Dienstag, 5. April 2011

Unterwasserarchäologie - Millionengrab Ostsee

Schon bald wird russisches Gas unter dem Grund der Ostsee nach Deutschland strömen. Beim Verlegen der Pipeline stieß die Betreiberfirma auf zahllose bedeutende Schiffswracks – für die Archäologen ein Glücksfall im doppelten Sinn: Denn für die teure Erforschung und Bergung kommt der Konzern auf.

Aus: epoc, Ausgabe 3/2011

Früher, als alles viel einfacher war, tauchte man zu einem Wrack und kehrte – wenn man Glück hatte – mit einer Schatztruhe voller Gold zurück. Heutzutage ist das Geschäft der Unterwasserarchäologen teuer und aufwändig: Wer ohne finanzkräftigen Partner dasteht, braucht an die Erkundung unter Wasser nicht zu denken. Das weiß auch Göran Ankarlilja. Doch der schwedische Unterwasserarchäologe muss sich um das Geld für seine Arbeit nicht sorgen – vorerst jedenfalls. Seit Ende 2007 erforscht er ein Wrackfeld vor der Küste Gotlands, das so groß ist, dass "für die Erkundung ein Menschenleben bei Weitem nicht ausreicht", sagt Ankarlilja.

Dass er nun schon seine dritte Grabungskampagne abschließen kann, verdankt er Nord Stream, der Betreibergesellschaft jener Ostseepipeline, durch die ab 2012 russisches Erdgas nach Deutschland strömen soll. Dem Sponsor Nord Stream weht schon seit Beginn der Voruntersuchungen zum Bau der ein scharfer Wind ins Gesicht. Der Plan, zwei 1224 Kilometer lange Röhren zu verlegen – quer durch die Ostsee und damit auch quer durch die territorialen Einflussgebiete von Russland, Finnland, Schweden, Dänemark und Deutschland –, hat ostseeweit für Kritik gesorgt. Mittlerweile sind die Arbeiten weit fortgeschritten. Noch in diesem Jahr soll der erste Strang der Pipeline in Betrieb gehen und russisches Erdgas in die westeuropäischen Netze speisen. 2012 wird plangemäß die Inbetriebnahme der zweiten Röhre folgen.

Bis dahin erkunden die Taucher aus Ankarliljas Team systematisch den quadratkilometergroßen Schiffsfriedhof vor der Haustür der Gotländer und bergen, was Jahrhunderte des Wellengangs übrig ließen.

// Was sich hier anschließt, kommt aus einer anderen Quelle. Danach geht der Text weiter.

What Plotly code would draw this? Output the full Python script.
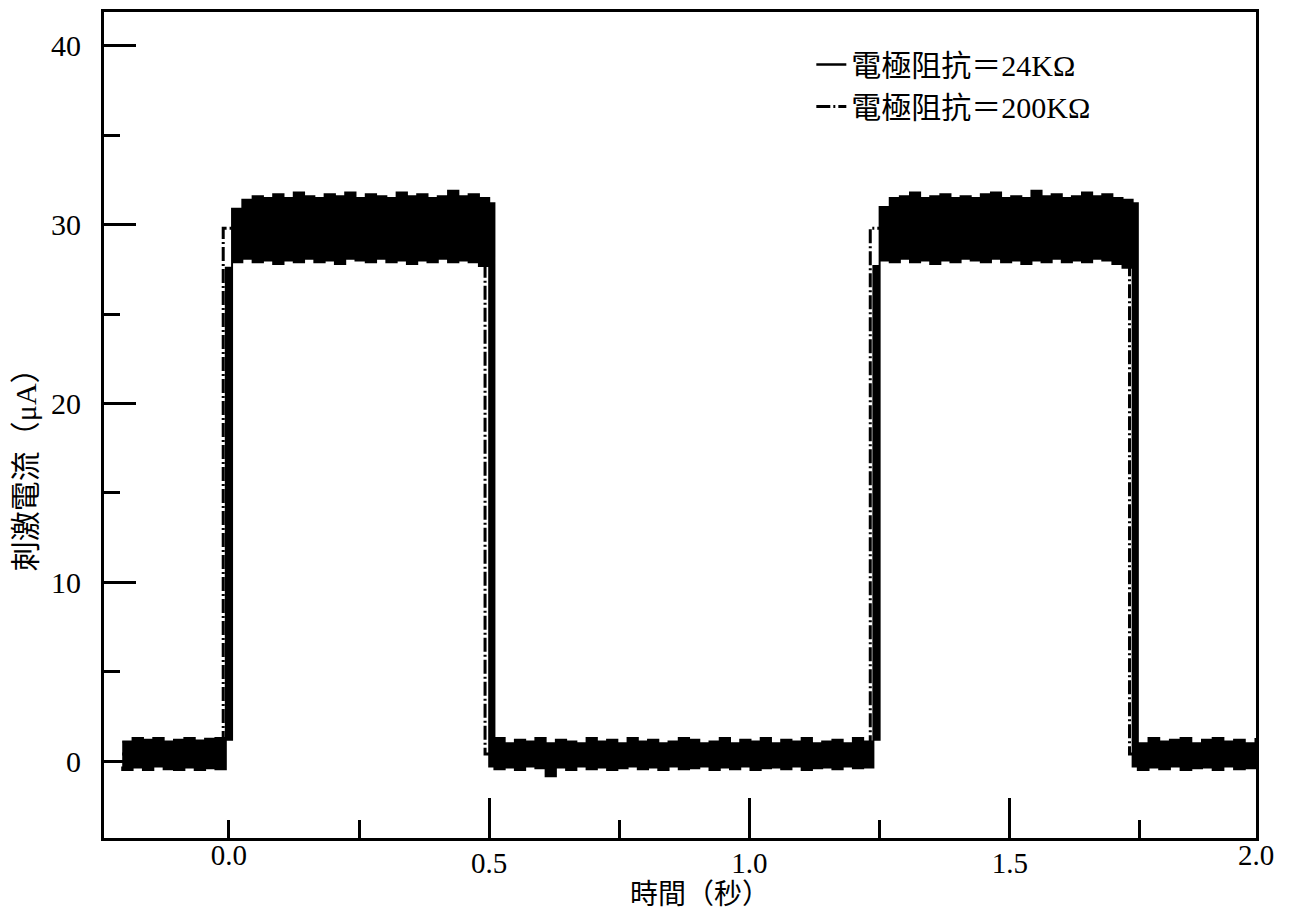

Jan Dönges hat die Archäologen in Schweden besucht und berichtet in epoc 3/2011 über die Arbeit von Ankarliljas Firma AquaArkeologen Sverige. Sie ist für die Ausgrabungen verantwortlich – und unterliegt stets den strengen Kriterien der Wissenschaftlichkeit. Denn wenngleich die Ausgrabungen von Nord Stream finanziert werden, erfolgen sie gleichwohl in enger Abstimmung mit den schwedischen Denkmalbehörden und müssen jedes Jahr aufs Neue umfangreiche Genehmigungsverfahren durchlaufen.